70 Tage eingepfercht: Tierquälerei auf Schiffen
Spanien. Hunderte spanische Rinder waren wochenlang auf Irrfahrt im Mittelmeer, weil kein Hafen das Schiff anlegen ließ – aus Angst vor Krankheiten. Internationale Tierschützer fordern einen Transportstopp.
Madrid. Der äußerliche Eindruck ist wenig vertrauenerweckend. Der ehemals weiße Rumpf der Karim Allah ist mit Rostflecken übersät. Drinnen, in dem mehr als 50 Jahre alten Kahn, dürfte es nicht viel besser aussehen. In diesem „Schrottschiff“, wie Kritiker den Frachter nennen, waren 70 Tage lang 900 lebende Rinder eingepfercht und auf Irrfahrt im Mittelmeer. In einem Schiffsrumpf, der nur 82 Meter lang und 14 Meter breit ist. „Das ist Quälerei“, empören sich Tierschützer, die im spanischen Mittelmeerhafen Cartagena gegen diesen Viehtransport protestieren.
Über den Zustand der jungen Tiere, die von einem spanischen Viehhändler an die Türkei verkauft werden sollten, wurde wenig bekannt. Aber gut ging es den mehr als zwei Monate auf dem Schiff eingesperrten Rindern offenbar nicht. Denn die spanischen Amtstierärzte entschieden nach einer Bordinspektion, dass alle Tiere eingeschläfert werden müssen. Der Fall lenkt den Blick auf umstrittene EU-Exportgeschäfte mit lebenden Tieren, die per Schiff in Länder des Nahen Ostens transportiert werden. Seit Jahren berichten europäische Tierschutzorganisationen über eklatante Missstände. Sie fordern von der EU strengere Kontrollen oder gar ein Ende dieser Transporte.
Die Odyssee der Karim Allah, die unter libanesischer Flagge fährt, begann am 18. Dezember, als der Frachter mit seiner lebenden Ladung vom spanischen Cartagena aus in See stach. Ziel war der türkische Hafen Iskenderun am östlichen Ende des Mittelmeers. Doch als die Karim Allah dort ankam, verweigerten die türkischen Behörden die Entladung, weil einige der Tiere angeblich an der Blauzungenkrankheit litten. Diese Virusinfektion ist unter Rindern, Ziegen und Schafen ansteckend, aber nicht auf Menschen übertragbar.
Nach dem Entladeverbot in der Türkei versuchte der spanische Viehhändler seine lebende Fracht an andere Nahost-Länder zu verkaufen. Nach Angaben der spanischen Aufsichtsbehörden steuerte die Karim Allah zunächst den libyschen Hafen Tripoli an, es folgten weitere Versuche in Tunesien und Italien.

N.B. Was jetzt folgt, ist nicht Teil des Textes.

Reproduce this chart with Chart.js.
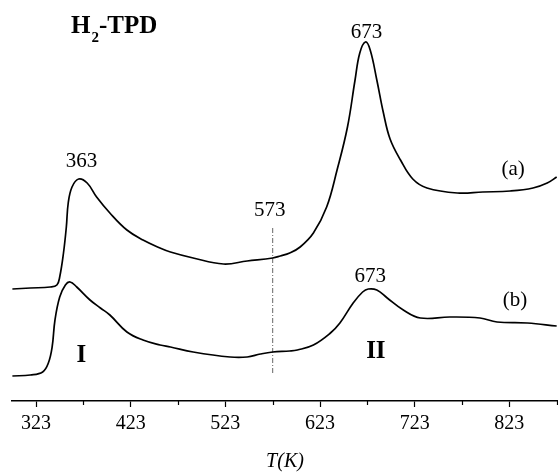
<!DOCTYPE html>
<html>
<head>
<meta charset="utf-8">
<script src="https://cdn.jsdelivr.net/npm/chart.js@4"></script>
<style>
  body { margin: 0; background: #fff; }
  canvas { display: block; }
</style>
</head>
<body>
<canvas id="tpd-chart" width="558" height="472"></canvas>
<script>
'use strict';

// curve (a)
var TEMP_A = [298, 317, 338, 345, 348, 352, 355, 357, 361, 368,
	377, 387, 401, 419, 436, 454, 465, 489, 521, 546,
	573, 581, 591, 602, 616, 630, 641, 652, 660, 665,
	671, 676, 683, 690, 697, 708, 721, 736, 768, 795,
	824, 848, 863, 873];
var SIGNAL_A = [112, 113, 114, 116, 124, 148, 174, 198, 214, 222,
	218, 204, 188, 171, 161, 153, 149, 143, 137, 140,
	143, 145, 148, 154, 168, 194, 231, 274, 321, 348,
	359, 351, 321, 288, 262, 241, 222, 213, 208, 209,
	210, 213, 218, 224];

// curve (b)
var TEMP_B = [298, 317, 330, 336, 340, 343, 348, 354, 359, 366,
	380, 391, 401, 419, 436, 454, 465, 489, 528, 546,
	560, 573, 591, 599, 616, 634, 644, 658, 668, 674,
	683, 694, 711, 729, 760, 792, 810, 842, 873];
var SIGNAL_B = [25, 26, 29, 38, 54, 81, 104, 116, 119, 114,
	101, 93, 86, 69, 61, 56, 54, 49, 44, 44,
	47, 49, 50, 51, 56, 68, 78, 98, 109, 112,
	111, 103, 91, 83, 84, 83, 79, 78, 75];

// dash-dot marker at 573 K
var MARK_TEMP = [573, 573];
var MARK_SIGNAL = [28, 173];

var MAJOR_TICKS = [323, 423, 523, 623, 723, 823];
var MINOR_TICKS = [373, 473, 573, 673, 773, 873];

// text labels placed in data units
var NOTE_TEXT = ['363', '673', '573', '673', '(a)', '(b)'];
var NOTE_TEMP = [371, 672, 570, 676, 827, 829];
var NOTE_SIGNAL = [240, 369, 191, 125, 232, 101];
var ROMAN_TEXT = ['I', 'II'];
var ROMAN_TEMP = [371, 682];
var ROMAN_SIGNAL = [45, 49];

function toPoints(xs, ys) {
	return xs.map(function (x, i) { return { x: x, y: ys[i] }; });
}

var SERIF = '"Liberation Serif", "Times New Roman", serif';

var annotations = {
	id: 'annotations',
	afterDraw: function (chart) {
		var c = chart.ctx;
		var xs = chart.scales.x;
		var ys = chart.scales.y;
		c.save();
		c.fillStyle = '#000';
		c.strokeStyle = '#000';

		// minor ticks
		c.lineWidth = 1.2;
		MINOR_TICKS.forEach(function (v) {
			var px = Math.round(xs.getPixelForValue(v)) + 0.5;
			c.beginPath();
			c.moveTo(px, xs.top);
			c.lineTo(px, xs.top + 4);
			c.stroke();
		});

		c.textAlign = 'center';
		c.textBaseline = 'middle';
		c.font = '21px ' + SERIF;
		NOTE_TEXT.forEach(function (t, i) {
			c.fillText(t, xs.getPixelForValue(NOTE_TEMP[i]), ys.getPixelForValue(NOTE_SIGNAL[i]));
		});
		c.font = 'bold 25px ' + SERIF;
		ROMAN_TEXT.forEach(function (t, i) {
			c.fillText(t, xs.getPixelForValue(ROMAN_TEMP[i]), ys.getPixelForValue(ROMAN_SIGNAL[i]));
		});

		// H2-TPD heading
		c.textAlign = 'left';
		c.textBaseline = 'alphabetic';
		c.font = 'bold 25px ' + SERIF;
		c.fillText('H', 71, 33);
		var w = c.measureText('H').width;
		c.font = 'bold 15px ' + SERIF;
		c.fillText('2', 71 + w + 1, 42);
		var w2 = c.measureText('2').width;
		c.font = 'bold 25px ' + SERIF;
		c.fillText('-TPD', 71 + w + w2 + 1, 33);
		c.restore();
	}
};

var ctx = document.getElementById('tpd-chart').getContext('2d');
new Chart(ctx, {
	type: 'line',
	data: {
		datasets: [{
			label: '(a)',
			data: toPoints(TEMP_A, SIGNAL_A),
			borderColor: '#000',
			borderWidth: 1.7,
			pointRadius: 0,
			tension: 0.4,
			fill: false
		}, {
			label: '(b)',
			data: toPoints(TEMP_B, SIGNAL_B),
			borderColor: '#000',
			borderWidth: 1.7,
			pointRadius: 0,
			tension: 0.4,
			fill: false
		}, {
			label: '573',
			data: toPoints(MARK_TEMP, MARK_SIGNAL),
			borderColor: '#666',
			borderWidth: 1,
			borderDash: [5, 2, 1, 2],
			pointRadius: 0,
			fill: false
		}]
	},
	options: {
		responsive: false,
		animation: false,
		events: [],
		layout: {
			padding: { left: 12, right: 0, top: 0, bottom: 0 }
		},
		plugins: {
			legend: { display: false },
			tooltip: { enabled: false },
			title: { display: false }
		},
		scales: {
			x: {
				type: 'linear',
				min: 297.6,
				max: 874.4,
				afterBuildTicks: function (scale) {
					scale.ticks = MAJOR_TICKS.map(function (v) { return { value: v }; });
				},
				afterFit: function (scale) {
					scale.height = 71;
				},
				border: { display: true, color: '#000', width: 1.5 },
				grid: {
					drawOnChartArea: false,
					drawTicks: true,
					tickLength: 6,
					tickWidth: 1.2,
					color: '#000'
				},
				ticks: {
					autoSkip: false,
					maxRotation: 0,
					padding: 5,
					color: '#000',
					font: { family: SERIF, size: 20 }
				},
				title: {
					display: true,
					text: 'T(K)',
					color: '#000',
					font: { family: SERIF, size: 20, style: 'italic', lineHeight: 1 },
					padding: { top: 0, bottom: 0 }
				}
			},
			y: {
				type: 'linear',
				display: false,
				min: 0,
				max: 401
			}
		}
	},
	plugins: [annotations]
});
</script>
</body>
</html>
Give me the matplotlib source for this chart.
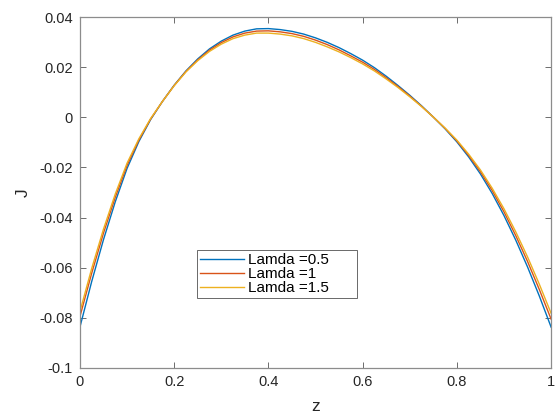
import matplotlib
matplotlib.use("Agg")
import matplotlib.pyplot as plt

z = [0.000, 0.025, 0.050, 0.075, 0.100, 0.125, 0.150, 0.175, 0.200, 0.225,
     0.250, 0.275, 0.300, 0.325, 0.350, 0.375, 0.400, 0.425, 0.450, 0.475,
     0.500, 0.525, 0.550, 0.575, 0.600, 0.625, 0.650, 0.675, 0.700, 0.725,
     0.750, 0.775, 0.800, 0.825, 0.850, 0.875, 0.900, 0.925, 0.950, 0.975,
     1.000]

J_lamda_05 = [-0.0837, -0.0655, -0.0488, -0.0337, -0.0204, -0.0097, -0.0009,
              0.0063, 0.0128, 0.0185, 0.0233, 0.0273, 0.0304, 0.0328, 0.0344,
              0.0353, 0.0354, 0.0350, 0.0343, 0.0332, 0.0317, 0.0299, 0.0278,
              0.0254, 0.0228, 0.0198, 0.0164, 0.0127, 0.0088, 0.0046, 0.0001,
              -0.0046, -0.0098, -0.0158, -0.0226, -0.0304, -0.0392, -0.0490,
              -0.0597, -0.0713, -0.0837]
J_lamda_1 = [-0.0795, -0.0622, -0.0462, -0.0319, -0.0192, -0.0091, -0.0007,
             0.0063, 0.0127, 0.0183, 0.0229, 0.0268, 0.0298, 0.0321, 0.0336,
             0.0344, 0.0345, 0.0341, 0.0334, 0.0323, 0.0308, 0.0290, 0.0269,
             0.0245, 0.0220, 0.0191, 0.0158, 0.0123, 0.0085, 0.0044, 0.0001,
             -0.0044, -0.0094, -0.0152, -0.0217, -0.0292, -0.0377, -0.0472,
             -0.0575, -0.0687, -0.0805]
J_lamda_15 = [-0.0775, -0.0603, -0.0446, -0.0306, -0.0183, -0.0086, -0.0005,
              0.0063, 0.0126, 0.0181, 0.0226, 0.0263, 0.0292, 0.0314, 0.0328,
              0.0336, 0.0336, 0.0332, 0.0325, 0.0314, 0.0299, 0.0281, 0.0261,
              0.0238, 0.0213, 0.0185, 0.0153, 0.0119, 0.0082, 0.0043, 0.0001,
              -0.0043, -0.0091, -0.0147, -0.0210, -0.0283, -0.0365, -0.0457,
              -0.0557, -0.0666, -0.0782]

labels = ["Lamda =0.5", "Lamda =1", "Lamda =1.5"]
colors = ["#0072BD", "#D95319", "#EDB120"]

xticks = [0, 0.2, 0.4, 0.6, 0.8, 1]
xticklabels = ["0", "0.2", "0.4", "0.6", "0.8", "1"]
yticks = [-0.1, -0.08, -0.06, -0.04, -0.02, 0, 0.02, 0.04]
yticklabels = ["-0.1", "-0.08", "-0.06", "-0.04", "-0.02", "0", "0.02", "0.04"]

plt.rcParams["font.family"] = ["Liberation Sans", "DejaVu Sans"]

fig = plt.figure(figsize=(5.55, 4.16), dpi=100)
ax = fig.add_axes([0.144, 0.1154, 0.849, 0.8436])

for ys, lab, c in zip([J_lamda_05, J_lamda_1, J_lamda_15], labels, colors):
    ax.plot(z, ys, color=c, lw=1.0, label=lab)

ax.set_xlim(0, 1)
ax.set_ylim(-0.1, 0.04)
ax.set_xticks(xticks)
ax.set_xticklabels(xticklabels)
ax.set_yticks(yticks)
ax.set_yticklabels(yticklabels)

axis_color = "#262626"
for s in ax.spines.values():
    s.set_color("#8c8c8c")
    s.set_linewidth(0.9)
ax.tick_params(direction="in", length=4, width=0.6, color="#555555",
               labelsize=10.5, labelcolor=axis_color, top=True, right=True,
               pad=5)

ax.set_xlabel("z", fontsize=12.5, color=axis_color, labelpad=7)
ax.set_ylabel("J", fontsize=12.5, color=axis_color, labelpad=6)

leg_w, leg_h = 0.34, 0.137
leg = ax.legend(loc="upper left", bbox_to_anchor=(0.248, 0.336 - leg_h, leg_w, leg_h),
                mode="expand", fontsize=11, frameon=True, fancybox=False,
                handlelength=2.9, handletextpad=0.25, borderpad=0.2,
                labelspacing=0.0, borderaxespad=0)
leg.get_frame().set_edgecolor("#262626")
leg.get_frame().set_linewidth(0.6)

fig.savefig("out.png", dpi=100)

Ende Februar legte das Schiff dann wieder im spanischen Cartagena an.
Katastrophale Bedingungen
Die wochenlange Chaosreise ist kein Einzelfall. Ebenfalls seit Dezember ist zum Beispiel auch der Frachter Elbeik mit spanischem Vieh unterwegs. In diesem Fall stach das Schiff, das im afrikanischen Togo registriert ist, im spanischen Tarragona in See. An Bord befanden sich knapp 1700 Rinder. Das Ziel war Libyen. Doch die dortigen Behörden lehnten die Entladung der Tiere wegen Krankheitsverdachts ab. Anschließend versuchte die Elbeik ihr Glück in Ägypten, dann in Italien. Derzeit soll sie vor Zypern liegen.
Tierschützer der deutschen Animal Welfare Foundation (AWF), die für ein Ende dieser „Qualtransporte“kämpfen, befürchten, dass bereits viele Rinder gestorben sind. Warum werden jedes Jahr Zehntausende junge Rinder und Schafe aus der EU übers Mittelmeer transportiert? Um sich der Überproduktion zu entledigen, wie der Tierschutzbund Zürich recherchiert hat. „Die Nachfrage nach lebenden Tieren für die Milchproduktion und Schlachtung ist in Ägypten, dem Libanon, in Libyen, Israel, Syrien und in den Maghreb-Staaten groß.“
Die Transportbedingungen seien aber oftmals „katastrophal“. Auch die spätere Schlachtung geschehe meist ohne Betäubung und entspreche nicht den EU-Gesetzen.